▶ _WHAT IS EXPECTED_
Your task is to retype the lines from the opening of the material through the line that includes "(lignina) at (307,913)". Do not copy the pictures.
--- Begin ---
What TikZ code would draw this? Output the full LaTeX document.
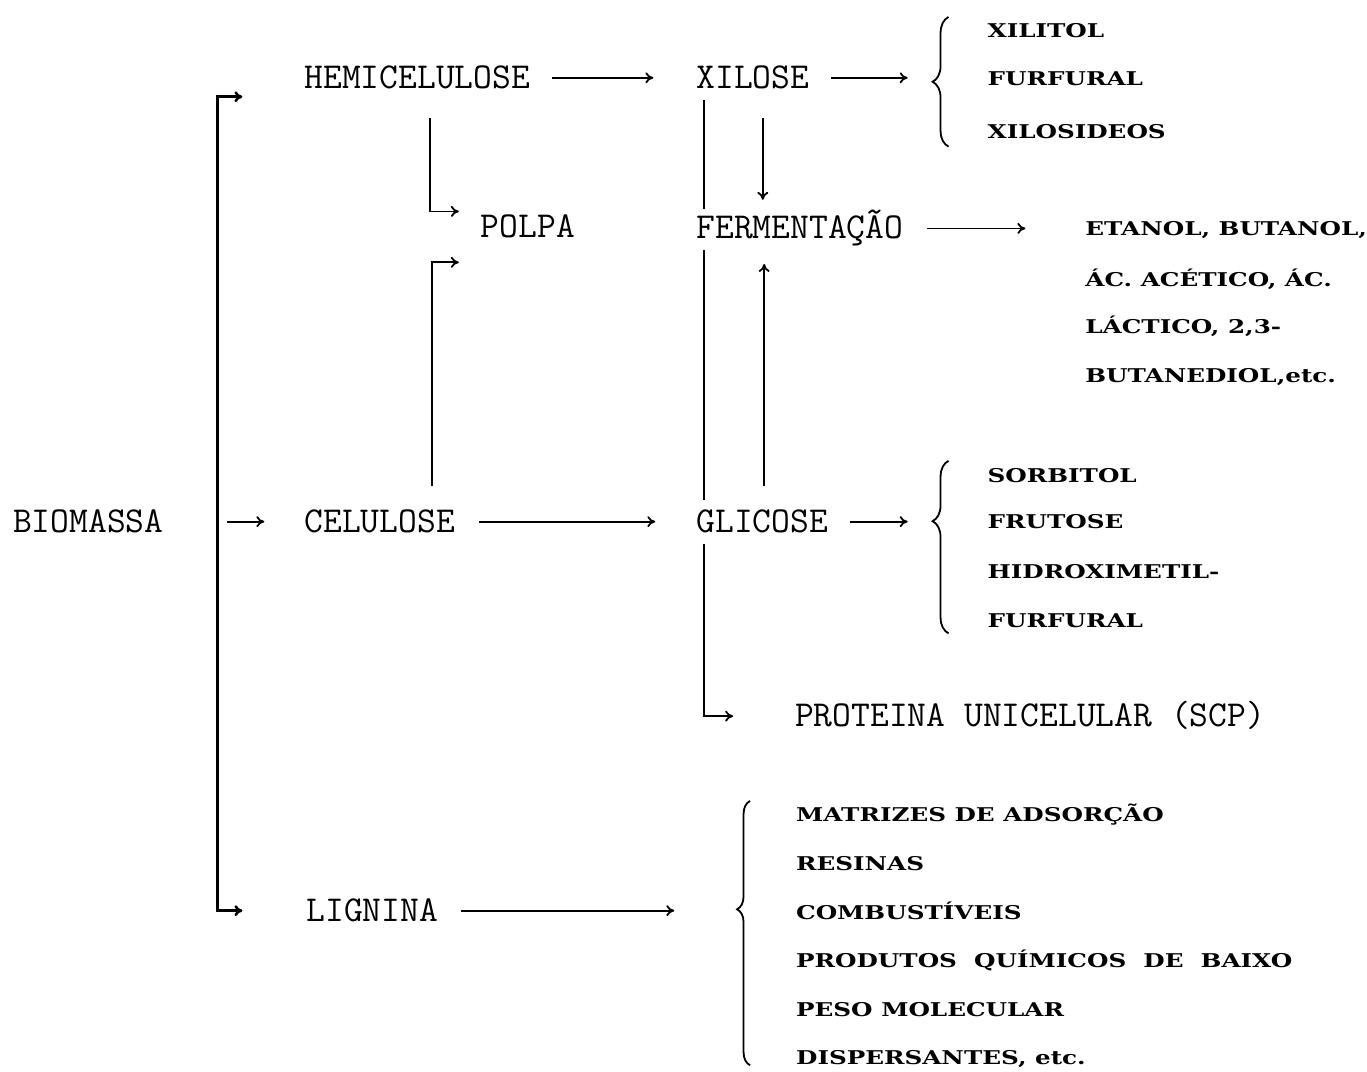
\documentclass[tikz,border=0pt]{standalone}
\usepackage{fontspec}
\usepackage{tikz}
\usetikzlibrary{arrows.meta,decorations.pathreplacing}
\newfontfamily\prodfont[FakeStretch=1.3]{DejaVu Serif Bold}

\begin{document}
\begin{tikzpicture}[
    x=1pt, y=-1pt,
    >={To[length=8pt,width=11pt]},
    every node/.style={inner sep=0pt, anchor=west},
    stage/.style={font=\ttfamily\fontsize{36.6}{40}\selectfont,
                  text height=21pt, text depth=0pt},
    product/.style={font=\prodfont\fontsize{19}{23}\selectfont,
                    text height=13.5pt, text depth=0pt},
    flow/.style={->, line width=1.8pt},
    curly/.style={decorate, decoration={brace, amplitude=16pt}, line width=1.8pt}
]
\fill[white] (0,0) rectangle (1367,1074);

\node[stage] (biomassa) at (13,523) {BIOMASSA};
\node[stage] (hemi) at (305,78) {HEMICELULOSE};
\node[stage] (xilose) at (698,78) {XILOSE};
\node[stage] (polpa) at (482,228) {POLPA};
\node[stage] (ferm) at (698,229) {FERMENTAÇÃO};
\node[stage] (celulose) at (305,523) {CELULOSE};
\node[stage] (glicose) at (698,523) {GLICOSE};
\node[stage] (proteina) at (797,718) {PROTEINA UNICELULAR (SCP)};
\node[stage] (lignina) at (307,913) {LIGNINA};

\node[product] (xilitol) at (990,31) {XILITOL};
\node[product] (furfural) at (990,79) {FURFURAL};
\node[product] (xilosideos) at (990,132) {XILOSIDEOS};
\node[product] (etanol) at (1088,229) {ETANOL, BUTANOL,};
\node[product] (acetico) at (1088,280) {ÁC. ACÉTICO, ÁC.};
\node[product] (lactico) at (1088,328) {LÁCTICO, 2,3-};
\node[product] (butanediol) at (1088,377) {BUTANEDIOL,etc.};
\node[product] (sorbitol) at (990,477) {SORBITOL};
\node[product] (frutose) at (990,523) {FRUTOSE};
\node[product] (hidroxi) at (990,573) {HIDROXIMETIL-};
\node[product] (furfuralg) at (990,622) {FURFURAL};
\node[product] (matrizes) at (798,817) {MATRIZES DE ADSORÇÃO};
\node[product] (resinas) at (798,866) {RESINAS};
\node[product] (combust) at (798,915) {COMBUSTÍVEIS};
\node[product] (produtos) at (798,963) {PRODUTOS~~QUÍMICOS~~DE~~BAIXO};
\node[product] (peso) at (798,1012) {PESO MOLECULAR};
\node[product] (dispers) at (798,1060) {DISPERSANTES, etc.};

\coordinate (tophook) at (243,97);
\coordinate (bothook) at (243,913);
\coordinate (split) at (228,523);
\coordinate (xbrace) at (935,78);
\coordinate (gbrace) at (935,523);
\coordinate (lbrace) at (739,913);

\draw[<->, line width=2.6pt] (tophook) -- ++(-25,0) |- (bothook);
\draw[flow, shorten >=40pt] (split) -- (celulose.west);

\draw[flow, shorten <=22pt, shorten >=43pt] (hemi.east) -- (xilose.west);
\draw[flow, shorten <=22pt, shorten >=25pt] (xilose.east) -- (xbrace);
\draw[flow, shorten <=24pt, shorten >=41pt] (celulose.east) -- (glicose.west);
\draw[flow, shorten <=22pt, shorten >=25pt] (glicose.east) -- (gbrace);
\draw[flow, shorten <=24pt, shorten >=60pt] (ferm.east) -- (etanol.west);
\draw[flow, shorten <=23pt, shorten >=63pt] (lignina.east) -- (lbrace);

\draw[flow, shorten >=22pt] ([xshift=126pt,yshift=-30pt]hemi.south west) |- ([yshift=16pt]polpa.west);
\draw[flow, shorten >=22pt] ([xshift=128pt,yshift=25pt]celulose.north west) |- ([yshift=-35pt]polpa.west);

\draw[flow, shorten <=30pt, shorten >=18pt] ([xshift=10pt]xilose.south) -- ([xshift=10pt]xilose.south |- ferm.north);
\draw[flow, shorten <=25pt, shorten >=25pt] ([xshift=2pt]glicose.north) -- ([xshift=2pt]glicose.north |- ferm.south);

\draw[line width=1.8pt] ([xshift=8pt,yshift=-12pt]xilose.south west) -- ([xshift=8pt,yshift=9pt]ferm.north west);
\draw[line width=1.8pt] ([xshift=8pt,yshift=-11pt]ferm.south west) -- ([xshift=8pt,yshift=11pt]glicose.north west);
\draw[flow, shorten >=62pt] ([xshift=8pt,yshift=-12pt]glicose.south west) |- (proteina.west);

\draw[curly] (951,147) -- (951,17);
\draw[curly, decoration={aspect=0.65}] (951,635) -- (951,462);
\draw[curly, decoration={aspect=0.59, amplitude=13pt}] (752,1068) -- (752,803);
\end{tikzpicture}
\end{document}
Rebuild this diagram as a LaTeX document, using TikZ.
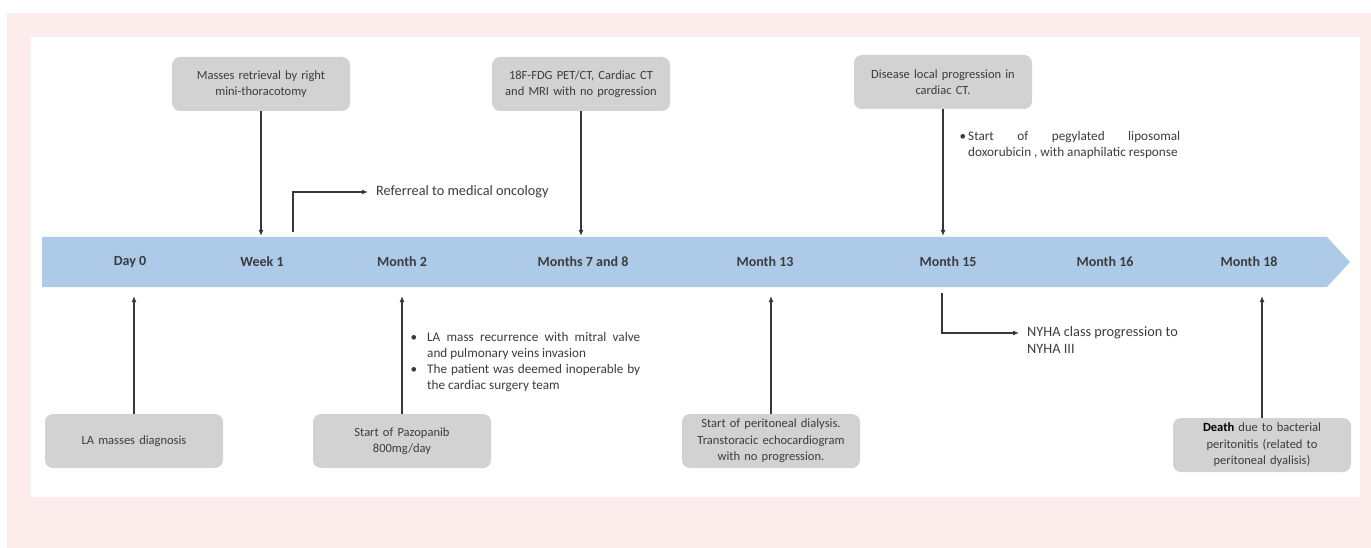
\documentclass[tikz,border=0pt]{standalone}
\usepackage{fontspec}
\setmainfont{Carlito}
\usepackage{tikz}
\usetikzlibrary{arrows.meta,positioning}
\definecolor{bgpink}{RGB}{252,236,236}
\definecolor{bandblue}{RGB}{173,203,232}
\definecolor{boxgrey}{RGB}{210,210,210}
\definecolor{txtgrey}{RGB}{60,60,60}
\definecolor{arrgrey}{RGB}{55,55,55}

\begin{document}
\begin{tikzpicture}[x=1pt,y=-1pt,
  event/.style={fill=boxgrey,rounded corners=8pt,minimum width=178pt,minimum height=54pt,
    text width=172pt,align=center,inner sep=2pt,text=txtgrey,font=\fontsize{12.5}{16.5}\selectfont},
  month/.style={text=txtgrey,font=\fontsize{14}{16}\selectfont\bfseries},
  note/.style={inner sep=0pt,text=txtgrey,font=\fontsize{13.2}{16}\selectfont},
  bignote/.style={note,font=\fontsize{14.3}{17}\selectfont},
  link/.style={draw=arrgrey,line width=1.3pt,-{Latex[length=6pt,width=5pt]}}]

\useasboundingbox (0,0) rectangle (1371,548);
\fill [bgpink] (7,13) rectangle (1371,548);
\fill [white] (31,37) rectangle (1360,497);

% time line
\fill [bandblue] (42,237) -- (1327,237) -- (1350,262) -- (1327,287) -- (42,287) -- cycle;
\coordinate (bandtop) at (0,236);
\coordinate (bandbelow) at (0,296);

\node [month] (day0) at (130,262) {Day 0};
\node [month] (week1) at (262,262) {Week 1};
\node [month] (month2) at (402,262) {Month 2};
\node [month] (month78) at (583,262) {Months 7 and 8};
\node [month] (month13) at (765,262) {Month 13};
\node [month] (month15) at (948,262) {Month 15};
\node [month] (month16) at (1105,262) {Month 16};
\node [month] (month18) at (1249,262) {Month 18};

% above the line
\node [event] (retrieval) at (261,84) {Masses retrieval by right\\mini-thoracotomy};
\draw [link] (retrieval) -- (retrieval |- bandtop);

\coordinate (refstart) at (293,232);
\node [bignote,anchor=west] (referral) at (376,192) {Referreal to medical oncology};
\draw [link,shorten >=8pt] (refstart) |- (referral.west);

\node [event] (petct) at (581,84) {18F-FDG PET/CT, Cardiac CT\\and MRI with no progression};
\draw [link] (petct) -- (petct |- bandtop);

\node [event] (localprog) at (943,82) {Disease local progression in\\cardiac CT.};
\draw [link] (localprog) -- (localprog |- bandtop);

\node [note,anchor=north west,text width=212pt,align=justify] (doxo) at (968,131)
  {\leavevmode\llap{\textbullet\hspace{2pt}}Start of pegylated liposomal\linebreak doxorubicin , with anaphilatic response};

% below the line
\node [event] (diagnosis) at (134,441) {LA masses diagnosis};
\draw [link] (diagnosis) -- (diagnosis |- bandbelow);

\node [event] (pazopanib) at (402,441) {Start of Pazopanib\\800mg/day};
\draw [link] (pazopanib) -- (pazopanib |- bandbelow);

\node [note,anchor=north west,text width=213pt,align=justify] (recurrence) at (427,332)
  {\leavevmode\llap{\textbullet\hspace{10pt}}LA mass recurrence with mitral valve\linebreak and pulmonary veins invasion\par
   \leavevmode\llap{\textbullet\hspace{10pt}}The patient was deemed inoperable by\linebreak the cardiac surgery team};

\node [event] (dialysis) at (771,441) {Start of peritoneal dialysis.\\Transtoracic echocardiogram\\with no progression.};
\draw [link] (dialysis) -- (dialysis |- bandbelow);

\coordinate (nyhastart) at (942,293);
\node [bignote,anchor=north west,align=left] (nyha) at (1027,326) {NYHA class progression to\\NYHA III};
\draw [link,shorten >=8pt] (nyhastart) |- ([yshift=-7pt]nyha.north west);

\node [event] (death) at (1262,445) {{\bfseries\color{black}Death} due to bacterial\\peritonitis (related to\\peritoneal dyalisis)};
\draw [link] (death) -- (death |- bandbelow);
\end{tikzpicture}
\end{document}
--- End ---
▶ _TASK RESULT_
What TikZ code would draw this? Output the full LaTeX document.
\documentclass[tikz,border=0pt]{standalone}
\usepackage{fontspec}
\usepackage{tikz}
\usetikzlibrary{arrows.meta,decorations.pathreplacing}
\newfontfamily\prodfont[FakeStretch=1.3]{DejaVu Serif Bold}

\begin{document}
\begin{tikzpicture}[
    x=1pt, y=-1pt,
    >={To[length=8pt,width=11pt]},
    every node/.style={inner sep=0pt, anchor=west},
    stage/.style={font=\ttfamily\fontsize{36.6}{40}\selectfont,
                  text height=21pt, text depth=0pt},
    product/.style={font=\prodfont\fontsize{19}{23}\selectfont,
                    text height=13.5pt, text depth=0pt},
    flow/.style={->, line width=1.8pt},
    curly/.style={decorate, decoration={brace, amplitude=16pt}, line width=1.8pt}
]
\fill[white] (0,0) rectangle (1367,1074);

\node[stage] (biomassa) at (13,523) {BIOMASSA};
\node[stage] (hemi) at (305,78) {HEMICELULOSE};
\node[stage] (xilose) at (698,78) {XILOSE};
\node[stage] (polpa) at (482,228) {POLPA};
\node[stage] (ferm) at (698,229) {FERMENTAÇÃO};
\node[stage] (celulose) at (305,523) {CELULOSE};
\node[stage] (glicose) at (698,523) {GLICOSE};
\node[stage] (proteina) at (797,718) {PROTEINA UNICELULAR (SCP)};
\node[stage] (lignina) at (307,913) {LIGNINA};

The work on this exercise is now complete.